When I first started traveling, I would always find myself in conversations with people so interested in freelancing, how I built my business, and what type of work I did.
No doubt, you’ll find yourself in similar conversations too. Make use of this curiosity to network and make contacts with people you meet along the road.
Does the friendly hostel owner you got speaking to need some help with their website? How about the self-employed business owner who is also location independent, but definitely not a natural writer?
As a digital nomad, you have the unique opportunity to meet people all over the world – and amongst these people is always the opportunity to bring on some great long-term clients.
7. Keeping your clients happy
So, you’ve been traveling for a while and you’ve successfully taken on a few long-term clients. Everything’s looking good – so the main thing you should be concerned about is keeping things looking good.

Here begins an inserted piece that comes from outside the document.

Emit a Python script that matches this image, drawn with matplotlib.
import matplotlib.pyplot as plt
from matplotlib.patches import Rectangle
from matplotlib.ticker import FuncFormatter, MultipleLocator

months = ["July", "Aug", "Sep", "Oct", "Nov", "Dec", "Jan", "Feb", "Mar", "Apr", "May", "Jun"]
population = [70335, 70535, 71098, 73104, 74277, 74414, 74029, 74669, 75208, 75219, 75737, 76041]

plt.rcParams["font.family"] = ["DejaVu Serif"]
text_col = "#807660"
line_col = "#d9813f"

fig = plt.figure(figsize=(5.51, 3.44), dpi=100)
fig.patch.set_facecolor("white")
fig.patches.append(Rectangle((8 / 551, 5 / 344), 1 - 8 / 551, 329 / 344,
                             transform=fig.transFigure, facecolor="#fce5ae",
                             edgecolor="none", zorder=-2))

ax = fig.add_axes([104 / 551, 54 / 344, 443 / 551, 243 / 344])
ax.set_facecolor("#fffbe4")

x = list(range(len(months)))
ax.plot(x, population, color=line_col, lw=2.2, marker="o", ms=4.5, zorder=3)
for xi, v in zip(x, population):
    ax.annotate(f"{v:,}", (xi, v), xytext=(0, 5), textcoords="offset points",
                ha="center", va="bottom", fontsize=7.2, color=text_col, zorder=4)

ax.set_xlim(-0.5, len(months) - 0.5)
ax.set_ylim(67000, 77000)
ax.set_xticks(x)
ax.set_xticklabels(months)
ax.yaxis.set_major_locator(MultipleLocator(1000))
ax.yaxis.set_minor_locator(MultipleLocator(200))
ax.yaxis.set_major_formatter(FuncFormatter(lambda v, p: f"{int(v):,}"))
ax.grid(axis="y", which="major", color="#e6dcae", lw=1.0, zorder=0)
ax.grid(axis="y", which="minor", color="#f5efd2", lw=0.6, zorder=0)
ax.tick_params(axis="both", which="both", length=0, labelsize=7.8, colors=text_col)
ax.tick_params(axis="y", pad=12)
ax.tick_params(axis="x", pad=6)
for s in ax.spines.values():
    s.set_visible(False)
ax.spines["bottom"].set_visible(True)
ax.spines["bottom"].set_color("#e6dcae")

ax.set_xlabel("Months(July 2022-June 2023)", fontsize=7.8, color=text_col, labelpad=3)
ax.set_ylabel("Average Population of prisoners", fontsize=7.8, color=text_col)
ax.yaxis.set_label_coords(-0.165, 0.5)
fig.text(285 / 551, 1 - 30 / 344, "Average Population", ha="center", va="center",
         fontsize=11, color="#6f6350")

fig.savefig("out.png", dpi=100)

The last thing you want is for your time zone or travel plans to come into conflict with an agreed contract you have with a client.
Here’s how I look at it: your client is paying you, so you need to bend to their needs. That may mean staying up all night so you can take a meeting in their deadline – but then again, you’re the one that gets to explore the world, so it’s worth the sacrifice!
I found making virtual tools a part of my daily routine invaluable for keeping my clients happy while traveling. A few of my top recommendations include:
- Trello – A fantastic project management tool with both free and paid subscription options. You can share boards with your clients so if they need an update on a project, or want to add a task for you to do, they can simply add it to the board for when you next login rather than have to contact you directly.
- Slack – Slack is a great instant messaging service that is particularly useful if you are working within a remote team. You can send a message that will then be saved on the chat until your team members log in and see.
- Google Hangouts – This is a great tool for holding virtual meetings and sharing screens with your client or colleagues when you need to discuss a project in more depth.
- Google Drive – A priceless tool for a freelance writer! Google Docs save automatically as you write, so you never have to fear your laptop suddenly dying and taking all your unsaved articles with it! It is also great as has cloud-based storage so can be accessed from any device, and easily shared between clients.
Over to you
Hopefully, your answer to my question at the start of this article is yes.
Building your dream business and making it sustainable enough to travel the world long-term sounds like a pipe-dream, but you simply need the time and discipline to lay the foundations, be consistent, and slowly level up your freelance business.
Two years ago, if you told me I’d be self-employed, running a business I love with the freedom to live anywhere in the world, I would have laughed in your face.
Now, I wake up every day excited to jump into a new adventure. So if you crave the freedom of working on the road – what are you waiting for?